In 1988, Jamaica shocked the world by fielding a bobsled team at Calgary. ("We are Jamaica..we are a bobsled team.") The bobsled didn’t compete this year, instead Errol Kerr represented Jamaica in the equally snow-dependent Ski Cross. Jamaica doesn't hold the monopoly on tropical island winter Olympians though. Dow Travers, from the Cayman Islands, competed in the slalom after training in England.

The most famous non-winter Winter Olympian of 2010 was the "Snow Leopard" Kwame Nkrumah-Acheampong. Raised in Ghana, studying in London, skiing on indoor slopes, raising money on facebook and myspace, and becoming a international media sensation, he went through every stage of globalization. He even accomplished his goal of not placing last in the Super G.

But that wasn’t the only African skier to compete this year. Leyti Seck, a computer studies student living in Austria, decided to compete for Senegal instead of competing for his adopted home Austria. He too earned press all over Europe to help pay his way to the games.

Blame (or thank) this crazy phenomenon on globalization. The ability to fly to London, compete on the slopes, then fly home, compete on indoor ski ranges, raise funds through facebook and myspace, then still get the sponsorship of your home country. Sure all the Winter Olympians spent plenty of time away from their homelands, but in a globalized world, that is what we should expect. Countries can now afford to send someone abroad, publicize their events, and have them compete in a previously geographically static competition.

And remember I didn’t mention Ethiopia, Bermuda, Colombia, or Morocco or the countries that competed four years ago: Costa Rica, Kenya, Madagascar, Thailand, and the Virgin Islands.

(A final note, in Cool Runnings Yul Brynner says, "I see pride..I see power... I see a bad ass mother who don't take no crap from no buddy." It's pretty good description of American foreign policy the last ten years.)

six comments

i would definitely be why more positive than MC was on globalization. This is an example of the world becoming interconnected, through both travel and media, and it gives people and regions of the world opportunity.

Globalization can be ugly, but this is pretty cool.

Yeah I get that my post didn’t come across as too positive, even though I am generally for having more and more athletes in the Winter Olympics.

It’s was interesting to watch some of the competitions. Figure skating (which I swear I only watched because I was working and there was nothing else on so we figured we might as well support America) to see how many of the competitors were competing for one country, but were born and raised in another. Aliona Savchenko who was silver in pairs for Germany came from Ukraine and Yuko Kavaguti who was bronze in pairs for Russia came from Japan. It’s a demonstration of the fact that competitors travel to where they have the best chance to train and compete. That seems to raise the question of whether those immigrant competitors compete with the same national pride or if they are simply relocating to be more competitive.

Matt you watched figure skating? I am proud of your courage to admit as much.

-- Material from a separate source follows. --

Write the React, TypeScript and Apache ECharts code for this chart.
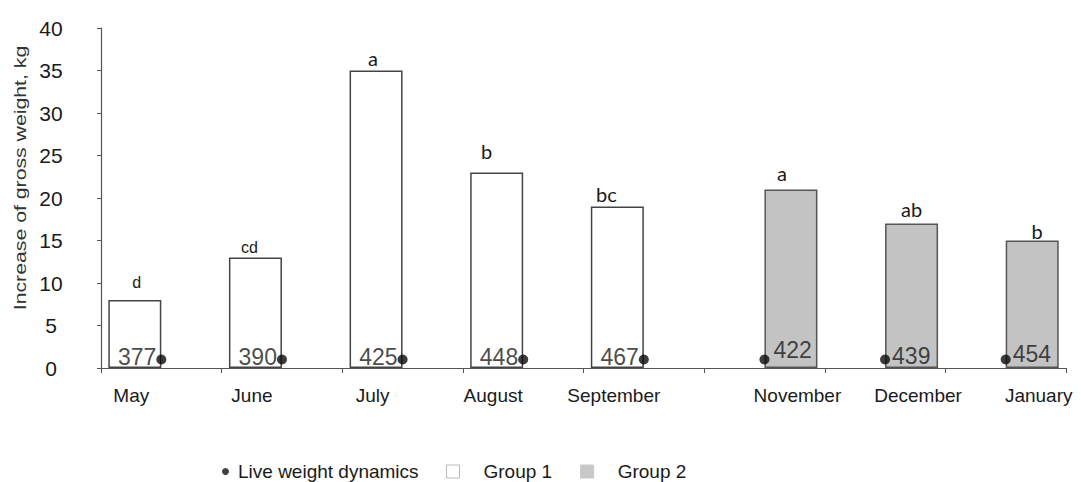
import React, { useEffect, useRef } from "react";
import * as echarts from "echarts";

const categories = ["May", "June", "July", "August", "September", "November", "December", "January"];
const group1 = [8, 13, 35, 23, 19, null, null, null];
const group2 = [null, null, null, null, null, 21, 17, 15];
const letters = ["d", "cd", "a", "b", "bc", "a", "ab", "b"];
const liveWeight = [377, 390, 425, 448, 467, 422, 439, 454];
const dotLevel = [1, 1, 1, 1, 1, 1, 1, 1];
const yTicks = [0, 5, 10, 15, 20, 25, 30, 35, 40];

// label styling (not data)
const letterOffsetX = [2, -6, -3, -10, -11, -9, 0, 5];
const letterDistance = [10, 2, 3, 12, 3, 7, 5, 0];
const letterSize = [16, 16, 20, 20, 20, 20, 20, 20];
const letterFont = ["Liberation Sans", "Liberation Sans", "Lato", "Lato", "Lato", "Lato", "Lato", "Lato"];
const liveOffsetY = [-3, -3, -3, -3, -3, -10, -4, -6];
const liveSide = ["left", "left", "left", "left", "left", "right", "right", "right"];
const liveDist = [0, 0, 0, 0, 0, 4, 2, 2];

const FONT = "Liberation Sans";

function barData(values: (number | null)[]) {
  return values.map((v, i) =>
    v == null
      ? null
      : {
          value: v,
          label: {
            show: true,
            position: "top",
            formatter: letters[i],
            distance: letterDistance[i],
            offset: [letterOffsetX[i], 0],
            fontSize: letterSize[i],
            fontFamily: letterFont[i],
            color: "#1a1a1a",
          },
        }
  );
}

export default function App() {
  const ref = useRef<HTMLDivElement>(null);
  useEffect(() => {
    document.body.style.margin = "0";
    if (!ref.current) return;
    const chart = echarts.init(ref.current, null, { renderer: "svg" });
    const option: any = {
      animation: false,
      backgroundColor: "#fff",
      grid: { left: 101, right: 15, top: 28, bottom: 114 },
      xAxis: {
        type: "category",
        data: categories,
        axisLine: { lineStyle: { color: "#555", width: 1.2 } },
        axisTick: { show: true, length: 5, lineStyle: { color: "#555" } },
        axisLabel: {
          interval: 0,
          hideOverlap: false,
          margin: 18,
          fontSize: 19,
          fontFamily: FONT,
          color: "#1a1a1a",
          formatter: (v: string) => {
            const i = categories.indexOf(v);
            return i < 5 ? `{a|${v}}` : `{b|${v}}`;
          },
          rich: {
            a: { fontSize: 19, fontFamily: FONT, color: "#1a1a1a", padding: [0, 60, 0, 0] },
            b: { fontSize: 19, fontFamily: FONT, color: "#1a1a1a", padding: [0, 0, 0, 66] },
          },
        },
      },
      yAxis: {
        type: "value",
        min: yTicks[0],
        max: yTicks[yTicks.length - 1],
        interval: yTicks[1] - yTicks[0],
        splitLine: { show: false },
        axisLine: { show: true, lineStyle: { color: "#555", width: 1.2 } },
        axisTick: { show: true, length: 4, lineStyle: { color: "#555" } },
        axisLabel: {
          margin: 50,
          align: "center",
          fontSize: 21,
          fontFamily: FONT,
          color: "#1a1a1a",
        },
      },
      legend: [
        {
          left: 222,
          top: 462,
          padding: 0,
          itemWidth: 7,
          itemHeight: 7,
          data: [
            {
              name: "Live weight dynamics",
              icon: "circle",
              itemStyle: { color: "#111" },
              textStyle: { padding: [0, 0, 0, 4] },
            },
          ],
          textStyle: { fontSize: 19, fontFamily: FONT, color: "#1a1a1a" },
        },
        {
          left: 446,
          top: 462,
          padding: 0,
          itemWidth: 13,
          itemHeight: 13,
          itemGap: 28,
          data: [
            {
              name: "Group 1",
              icon: "rect",
              itemStyle: { color: "#fff", borderColor: "#bbb", borderWidth: 1 },
              textStyle: { padding: [0, 0, 0, 19] },
            },
            {
              name: "Group 2",
              icon: "rect",
              itemStyle: { color: "#c8c8c8", borderColor: "#c8c8c8", borderWidth: 1 },
              textStyle: { padding: [0, 0, 0, 19] },
            },
          ],
          textStyle: { fontSize: 19, fontFamily: FONT, color: "#1a1a1a" },
        },
      ],
      graphic: [
        {
          type: "text",
          x: 20,
          y: 178,
          rotation: Math.PI / 2,
          scaleX: 1.25,
          style: {
            text: "Increase of gross weight, kg",
            font: `17px "${FONT}"`,
            fill: "#333",
            align: "center",
            verticalAlign: "middle",
          },
        },
      ],
      series: [
        {
          name: "Group 1",
          type: "bar",
          barWidth: 53,
          barGap: "0%",
          data: barData(group1),
          itemStyle: { color: "#fff", borderColor: "#444", borderWidth: 1.5 },
        },
        {
          name: "Group 2",
          type: "bar",
          barWidth: 53,
          barGap: "0%",
          data: barData(group2),
          itemStyle: { color: "#c3c3c3", borderColor: "#555", borderWidth: 1.5 },
        },
        {
          name: "Live weight dynamics",
          type: "scatter",
          symbol: "circle",
          symbolSize: 10,
          z: 5,
          itemStyle: { color: "#0a0a0a" },
          data: dotLevel.map((v, i) => ({
            value: v,
            label: {
              show: true,
              position: liveSide[i],
              distance: liveDist[i],
              offset: [0, liveOffsetY[i]],
              formatter: String(liveWeight[i]),
              fontSize: 23,
              fontFamily: FONT,
              color: "#1a1a1a",
            },
          })),
        },
      ],
    };
    chart.setOption(option);
    return () => chart.dispose();
  }, []);
  return <div ref={ref} style={{ width: 1081, height: 482 }} />;
}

Two more great examples of mobile competitors. I think all we can really know for sure is that airplane travel, international banking, the internet and all the other forces of globalization are truly alive and well. Short of a nuclear armageddon I don’t see that changing.

How long ago did Martina Navratilova leave what was then Czechoslovakia and start competing for the USA? I don’t think she was using facebook to make it happen. A plane maybe, but they were invented over a hundred years ago. The story of the Jamaican bobsled team also predates the modern interpretation of globalization by several years. I am pretty sure they were not googling the best on-line bobseld retailers in 1988.

Just throwing in an opinion and certainly not wishing to offend. Really like the blog and actually also impressed at the magnanimity at which the authors deal with differing opinions.

@ AJ – We love differing opinions. I would say that Martina Na… represents the schism of the Cold War, which in itself is a precursor/symbol of globalization. Hell, the Olympics alone are a symbol of globalization, and they’re a hundred years old.

I think the point is that it is accelerating.